Aktuelles Lexikon: Passfälscher

Wie einfach das mit dem falschen Pass ist, hat im vergangenen Sommer der niederländische Journalist Harald Doornbos gezeigt. Er rief einen der vielen Fälscher an, zahlte umgerechnet 750 Euro - und hatte binnen 40 Stunden einen syrischen Pass. Namen und Foto durfte er sich aussuchen, und Doornbos wählte, um dem ganzen die Krone aufzusetzen, ein Porträt des niederländischen Premierministers Mark Rutte. Der heißt in dem Dokument nun "Malek Ramadan". In Zeiten modernster Technik schien das Geschäft der Passfälscher zum Erliegen gekommen zu sein. Nun blüht es im Zuge der Flüchtlingskrise wieder auf, insbesondere in der Türkei. Mit einem syrischen Pass hat man große Chancen auf Asyl in Deutschland und anderen europäischen Ländern - wenn man es nach der Schließung der Balkanroute noch so weit schafft. Dies liegt zum einen daran, dass man sich mit einem glaubwürdigen Papier Asyl erschwindeln kann, zum anderen könnten auch mögliche Terroristen einreisen und unerkannt bleiben. In Deutschland wird nun diskutiert, ob Pässe zu schlampig geprüft werden. Die Figur des Passfälschers taucht in vielen Krimis und Geschichten auf. Es muss nicht immer der finstere Geselle in dunklen Werkstätten sein. In der Nazizeit retteten Passfälscher vielen Juden das Leben, einer von ihnen war der Berliner Cioma Schönhaus. Seine Geschichte soll kommendes Jahr ins Kino kommen. RPR

Der Streit könnte eine alte Debatte neu beleben. Vor einem Jahr hatte Bundesinnenminister Thomas de Maizière gesagt, etwa 30 Prozent der angeblichen Syrer kämen gar nicht aus Syrien - ohne dafür Belege zu haben.
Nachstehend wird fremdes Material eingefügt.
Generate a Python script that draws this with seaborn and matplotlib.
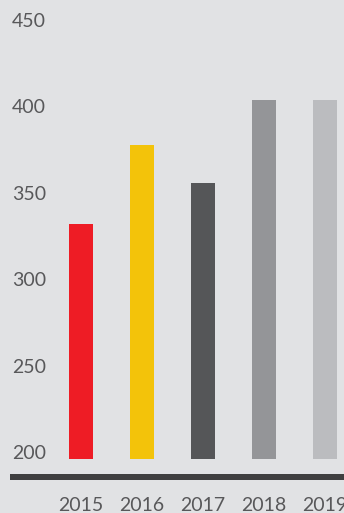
import matplotlib
matplotlib.use("Agg")
import matplotlib.pyplot as plt
import seaborn as sns
import pandas as pd

years = ["2015", "2016", "2017", "2018", "2019"]
values = [336, 382, 360, 408, 408]
colors = ["#ee1c25", "#f3c30a", "#555658", "#949598", "#bbbcbf"]
yticks = [200, 250, 300, 350, 400, 450]

BG = "#e1e2e4"
TXT = "#58585a"

sns.set_theme(style="white")
plt.rcParams["font.family"] = ["Lato", "DejaVu Sans"]

W, H, DPI = 344, 513, 100
fig = plt.figure(figsize=(W / DPI, H / DPI), dpi=DPI)
fig.patch.set_facecolor(BG)

# axes spans full width, from pixel y=459 (value 200) up to top
ax_bottom_px = 459
ax = fig.add_axes([0, (H - ax_bottom_px) / H, 1, ax_bottom_px / H])
ax.set_facecolor(BG)

df = pd.DataFrame({"year": years, "value": values})
px_per_cat = 61.0
bar_w = 24 / px_per_cat
sns.barplot(data=df, x="year", y="value", hue="year", palette=colors,
            width=bar_w, legend=False, ax=ax, saturation=1, linewidth=0,
            edgecolor="none")

first_center_px = 81
ax.set_xlim(-first_center_px / px_per_cat, (W - first_center_px) / px_per_cat)
px_per_unit = 1.728
ax.set_ylim(200, 200 + ax_bottom_px / px_per_unit)

for s in ax.spines.values():
    s.set_visible(False)

FS = 14
ax.set_xlabel("")
ax.set_ylabel("")
ax.set_yticks(yticks)
ax.set_yticklabels([str(v) for v in yticks])
ax.tick_params(axis="y", length=0, pad=-12 * 72 / DPI, labelsize=FS,
               labelcolor=TXT)
for lbl in ax.get_yticklabels():
    lbl.set_horizontalalignment("left")
    lbl.set_verticalalignment("baseline")
    lbl.set_color(TXT)

ax.tick_params(axis="x", length=0, pad=38 * 72 / DPI, labelsize=FS,
               labelcolor=TXT)
for lbl in ax.get_xticklabels():
    lbl.set_color(TXT)

# thick baseline below the plot area
ax.plot([10 / W, 1], [-(477 - ax_bottom_px) / ax_bottom_px] * 2,
        transform=ax.transAxes, color="#3f3f40", linewidth=6 * 72 / DPI,
        clip_on=False, solid_capstyle="butt")

fig.savefig("out.png", dpi=DPI, facecolor=BG)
Nun wird ausgerechnet das zu seinem Bereich gehörende Bamf für mangelnde Kontrollen kritisiert. Dort betont man, dass geschultes Personal die Pässe prüfe, seit März seien von 53 000 rund 3300 beanstandet worden, der Anteil mutmaßlicher Fälschungen betrage etwa sechs Prozent. Sollten sich neue Erkenntnisse zu Manipulationen aufgrund konkreter Fälle geben, "werden wir dies aktiv angehen".